> _GIVEN INSTRUCTION_
Copy everything in the data below exactly except the pictures.

> _RECORDED DATA_

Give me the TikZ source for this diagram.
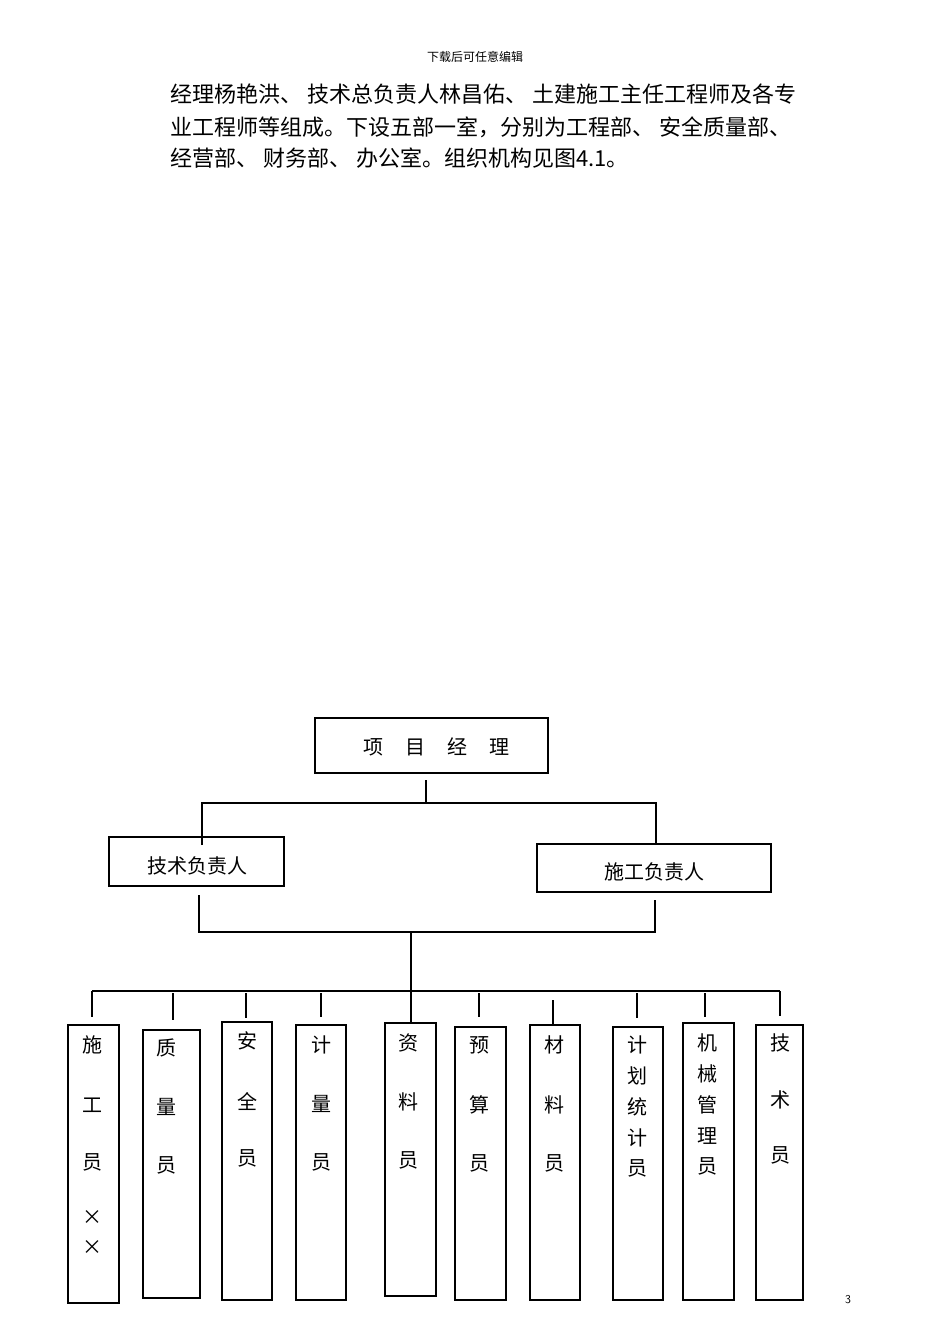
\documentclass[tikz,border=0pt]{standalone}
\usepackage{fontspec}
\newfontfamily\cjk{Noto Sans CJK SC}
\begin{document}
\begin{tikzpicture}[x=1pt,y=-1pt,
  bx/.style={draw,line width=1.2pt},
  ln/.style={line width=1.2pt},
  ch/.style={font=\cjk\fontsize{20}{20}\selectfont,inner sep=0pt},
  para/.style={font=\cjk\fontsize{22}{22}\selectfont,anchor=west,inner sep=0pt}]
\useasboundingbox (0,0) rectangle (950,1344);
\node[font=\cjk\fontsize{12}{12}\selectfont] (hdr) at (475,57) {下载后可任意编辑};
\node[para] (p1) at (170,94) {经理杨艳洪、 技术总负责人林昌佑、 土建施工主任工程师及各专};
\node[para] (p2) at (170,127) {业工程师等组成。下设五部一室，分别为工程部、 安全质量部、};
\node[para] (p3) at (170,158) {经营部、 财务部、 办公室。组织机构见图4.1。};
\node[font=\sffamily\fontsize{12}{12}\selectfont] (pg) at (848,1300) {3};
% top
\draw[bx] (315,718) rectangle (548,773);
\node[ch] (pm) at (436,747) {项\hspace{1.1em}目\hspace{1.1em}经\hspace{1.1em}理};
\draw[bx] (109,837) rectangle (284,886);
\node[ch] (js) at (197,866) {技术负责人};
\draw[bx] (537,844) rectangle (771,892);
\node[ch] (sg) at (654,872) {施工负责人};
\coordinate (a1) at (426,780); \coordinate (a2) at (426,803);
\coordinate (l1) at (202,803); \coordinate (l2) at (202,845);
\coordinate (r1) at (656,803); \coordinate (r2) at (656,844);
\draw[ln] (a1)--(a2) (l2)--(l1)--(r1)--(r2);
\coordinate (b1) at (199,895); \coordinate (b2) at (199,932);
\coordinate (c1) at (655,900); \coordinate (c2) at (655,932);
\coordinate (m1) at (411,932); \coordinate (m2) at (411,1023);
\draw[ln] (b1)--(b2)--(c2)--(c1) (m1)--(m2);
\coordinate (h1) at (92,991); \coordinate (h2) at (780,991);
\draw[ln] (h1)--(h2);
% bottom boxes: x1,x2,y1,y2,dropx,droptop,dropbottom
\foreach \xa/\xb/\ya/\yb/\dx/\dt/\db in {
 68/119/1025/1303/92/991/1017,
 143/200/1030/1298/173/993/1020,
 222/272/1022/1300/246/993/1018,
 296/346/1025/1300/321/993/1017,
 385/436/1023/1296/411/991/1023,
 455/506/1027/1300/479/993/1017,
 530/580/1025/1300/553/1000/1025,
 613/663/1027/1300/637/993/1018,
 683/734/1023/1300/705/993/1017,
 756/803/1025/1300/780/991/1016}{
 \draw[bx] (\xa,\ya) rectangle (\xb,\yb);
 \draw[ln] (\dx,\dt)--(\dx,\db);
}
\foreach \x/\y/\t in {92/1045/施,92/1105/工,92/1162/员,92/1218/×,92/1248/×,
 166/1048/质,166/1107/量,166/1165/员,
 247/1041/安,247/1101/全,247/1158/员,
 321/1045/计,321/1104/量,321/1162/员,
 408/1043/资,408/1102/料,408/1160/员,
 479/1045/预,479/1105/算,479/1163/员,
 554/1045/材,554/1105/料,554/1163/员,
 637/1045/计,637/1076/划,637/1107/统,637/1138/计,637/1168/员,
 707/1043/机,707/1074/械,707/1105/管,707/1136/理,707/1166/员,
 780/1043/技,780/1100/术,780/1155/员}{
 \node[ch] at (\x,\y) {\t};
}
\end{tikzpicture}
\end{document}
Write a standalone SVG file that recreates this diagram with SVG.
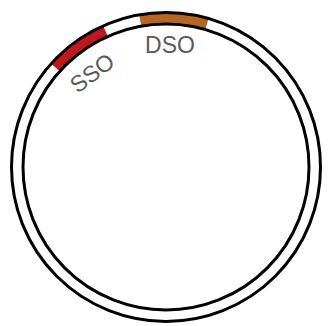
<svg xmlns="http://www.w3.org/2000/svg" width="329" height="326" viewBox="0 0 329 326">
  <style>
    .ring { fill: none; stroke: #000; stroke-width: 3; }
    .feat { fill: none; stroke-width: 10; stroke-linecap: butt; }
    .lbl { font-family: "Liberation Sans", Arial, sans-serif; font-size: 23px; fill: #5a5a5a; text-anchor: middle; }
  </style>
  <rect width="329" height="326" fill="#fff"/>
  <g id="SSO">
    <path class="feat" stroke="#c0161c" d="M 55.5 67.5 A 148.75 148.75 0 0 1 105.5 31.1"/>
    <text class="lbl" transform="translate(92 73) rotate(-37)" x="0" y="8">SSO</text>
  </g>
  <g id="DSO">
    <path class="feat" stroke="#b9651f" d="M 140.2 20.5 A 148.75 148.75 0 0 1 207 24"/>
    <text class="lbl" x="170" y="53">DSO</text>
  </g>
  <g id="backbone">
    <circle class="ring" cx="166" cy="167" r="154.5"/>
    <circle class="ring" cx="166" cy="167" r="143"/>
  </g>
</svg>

> _SOLUTION TO THIS PROBLEM_
Give me the TikZ source for this diagram.
\documentclass[tikz,border=0pt]{standalone}
\usepackage{fontspec}
\newfontfamily\cjk{Noto Sans CJK SC}
\begin{document}
\begin{tikzpicture}[x=1pt,y=-1pt,
  bx/.style={draw,line width=1.2pt},
  ln/.style={line width=1.2pt},
  ch/.style={font=\cjk\fontsize{20}{20}\selectfont,inner sep=0pt},
  para/.style={font=\cjk\fontsize{22}{22}\selectfont,anchor=west,inner sep=0pt}]
\useasboundingbox (0,0) rectangle (950,1344);
\node[font=\cjk\fontsize{12}{12}\selectfont] (hdr) at (475,57) {下载后可任意编辑};
\node[para] (p1) at (170,94) {经理杨艳洪、 技术总负责人林昌佑、 土建施工主任工程师及各专};
\node[para] (p2) at (170,127) {业工程师等组成。下设五部一室，分别为工程部、 安全质量部、};
\node[para] (p3) at (170,158) {经营部、 财务部、 办公室。组织机构见图4.1。};
\node[font=\sffamily\fontsize{12}{12}\selectfont] (pg) at (848,1300) {3};
% top
\draw[bx] (315,718) rectangle (548,773);
\node[ch] (pm) at (436,747) {项\hspace{1.1em}目\hspace{1.1em}经\hspace{1.1em}理};
\draw[bx] (109,837) rectangle (284,886);
\node[ch] (js) at (197,866) {技术负责人};
\draw[bx] (537,844) rectangle (771,892);
\node[ch] (sg) at (654,872) {施工负责人};
\coordinate (a1) at (426,780); \coordinate (a2) at (426,803);
\coordinate (l1) at (202,803); \coordinate (l2) at (202,845);
\coordinate (r1) at (656,803); \coordinate (r2) at (656,844);
\draw[ln] (a1)--(a2) (l2)--(l1)--(r1)--(r2);
\coordinate (b1) at (199,895); \coordinate (b2) at (199,932);
\coordinate (c1) at (655,900); \coordinate (c2) at (655,932);
\coordinate (m1) at (411,932); \coordinate (m2) at (411,1023);
\draw[ln] (b1)--(b2)--(c2)--(c1) (m1)--(m2);
\coordinate (h1) at (92,991); \coordinate (h2) at (780,991);
\draw[ln] (h1)--(h2);
% bottom boxes: x1,x2,y1,y2,dropx,droptop,dropbottom
\foreach \xa/\xb/\ya/\yb/\dx/\dt/\db in {
 68/119/1025/1303/92/991/1017,
 143/200/1030/1298/173/993/1020,
 222/272/1022/1300/246/993/1018,
 296/346/1025/1300/321/993/1017,
 385/436/1023/1296/411/991/1023,
 455/506/1027/1300/479/993/1017,
 530/580/1025/1300/553/1000/1025,
 613/663/1027/1300/637/993/1018,
 683/734/1023/1300/705/993/1017,
 756/803/1025/1300/780/991/1016}{
 \draw[bx] (\xa,\ya) rectangle (\xb,\yb);
 \draw[ln] (\dx,\dt)--(\dx,\db);
}
\foreach \x/\y/\t in {92/1045/施,92/1105/工,92/1162/员,92/1218/×,92/1248/×,
 166/1048/质,166/1107/量,166/1165/员,
 247/1041/安,247/1101/全,247/1158/员,
 321/1045/计,321/1104/量,321/1162/员,
 408/1043/资,408/1102/料,408/1160/员,
 479/1045/预,479/1105/算,479/1163/员,
 554/1045/材,554/1105/料,554/1163/员,
 637/1045/计,637/1076/划,637/1107/统,637/1138/计,637/1168/员,
 707/1043/机,707/1074/械,707/1105/管,707/1136/理,707/1166/员,
 780/1043/技,780/1100/术,780/1155/员}{
 \node[ch] at (\x,\y) {\t};
}
\end{tikzpicture}
\end{document}
Write a standalone SVG file that recreates this diagram with SVG.
<svg xmlns="http://www.w3.org/2000/svg" width="329" height="326" viewBox="0 0 329 326">
  <style>
    .ring { fill: none; stroke: #000; stroke-width: 3; }
    .feat { fill: none; stroke-width: 10; stroke-linecap: butt; }
    .lbl { font-family: "Liberation Sans", Arial, sans-serif; font-size: 23px; fill: #5a5a5a; text-anchor: middle; }
  </style>
  <rect width="329" height="326" fill="#fff"/>
  <g id="SSO">
    <path class="feat" stroke="#c0161c" d="M 55.5 67.5 A 148.75 148.75 0 0 1 105.5 31.1"/>
    <text class="lbl" transform="translate(92 73) rotate(-37)" x="0" y="8">SSO</text>
  </g>
  <g id="DSO">
    <path class="feat" stroke="#b9651f" d="M 140.2 20.5 A 148.75 148.75 0 0 1 207 24"/>
    <text class="lbl" x="170" y="53">DSO</text>
  </g>
  <g id="backbone">
    <circle class="ring" cx="166" cy="167" r="154.5"/>
    <circle class="ring" cx="166" cy="167" r="143"/>
  </g>
</svg>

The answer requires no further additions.